Last edited one year ago

How to measure the DDR throughput

Applicable for STM32MP13x lines, STM32MP15x lines

1. Article purpose[edit | edit source]

This article explains how to measure the overall DDR throughput generated during a Linux® user space command execution.

2. Measurement flow[edit | edit source]

The DDR throughput measurement is done via counters provided by the DDRPERFM internal peripheral and controlled by stm32_ddr_pmu[1] performance monitoring unit driver that is registered to the Linux kernel perf framework.

From user land side, the perf tool is used to interact with the perf framework in order to record given events (such as stm32_ddr_pmu) during a command execution.

Once recorded, the stm32_ddr_pmu.py Python script is used to compute the corresponding DDR throughputs.

Launching this script without any parameter returns the usage information:

 python3 /usr/bin/stm32_ddr_pmu.py
Usage:
  python stm32_ddr_pmu.py [-d <ddr_freq>] -f <perf_file>
    -d ddr_freq: DDR frequency in MHz (533 MHz by default)
    -f perf_file: text file containing the output of
        perf stat -e stm32_ddr_pmu/read_cnt/,stm32_ddr_pmu/time_cnt/,stm32_ddr_pmu/write_cnt/ -a -o <perf_file> <command>
Info white.png Information
The stm32_ddr_pmu driver is compiled as a kernel module (stm32_ddr_pmu.ko) that may not be automatically probed at startup. If 'lsmod' command does not show this module, then make sure that ddrperfm node is enabled in the device tree and run the command 'modprobe stm32_ddr_pmu' to get it properly loaded.

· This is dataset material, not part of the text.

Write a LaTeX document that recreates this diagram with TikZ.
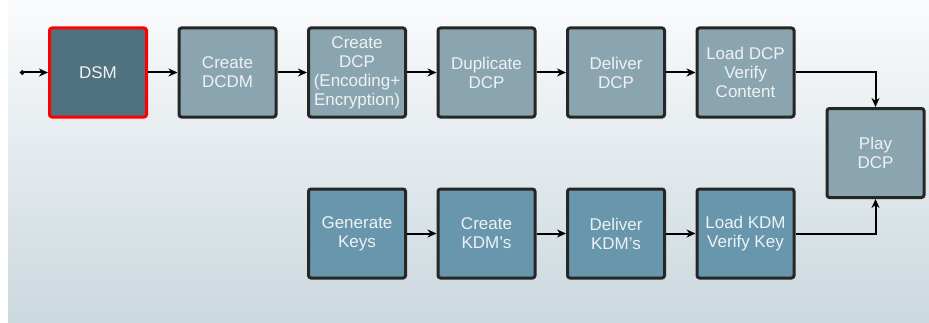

3. Example[edit | edit source]

Let us see how to measure the DDR throughput generated during the 'sleep 1' command execution.

First, record the counters into 'perf.txt' file, providing the command to launch as parameter:

 perf stat -e stm32_ddr_pmu/read_cnt/,stm32_ddr_pmu/time_cnt/,stm32_ddr_pmu/write_cnt/ -a -o perf.txt sleep 1

Then, run the Python script to convert the result in throughput values:

 python3 /usr/bin/stm32_ddr_pmu.py -f perf.txt
R = 8 MB/s, W = 2 MB/s, R&W = 9 MB/s (DDR @ 533 MHz)

These low figures are due to the fact that the measurement was done with Weston stopped.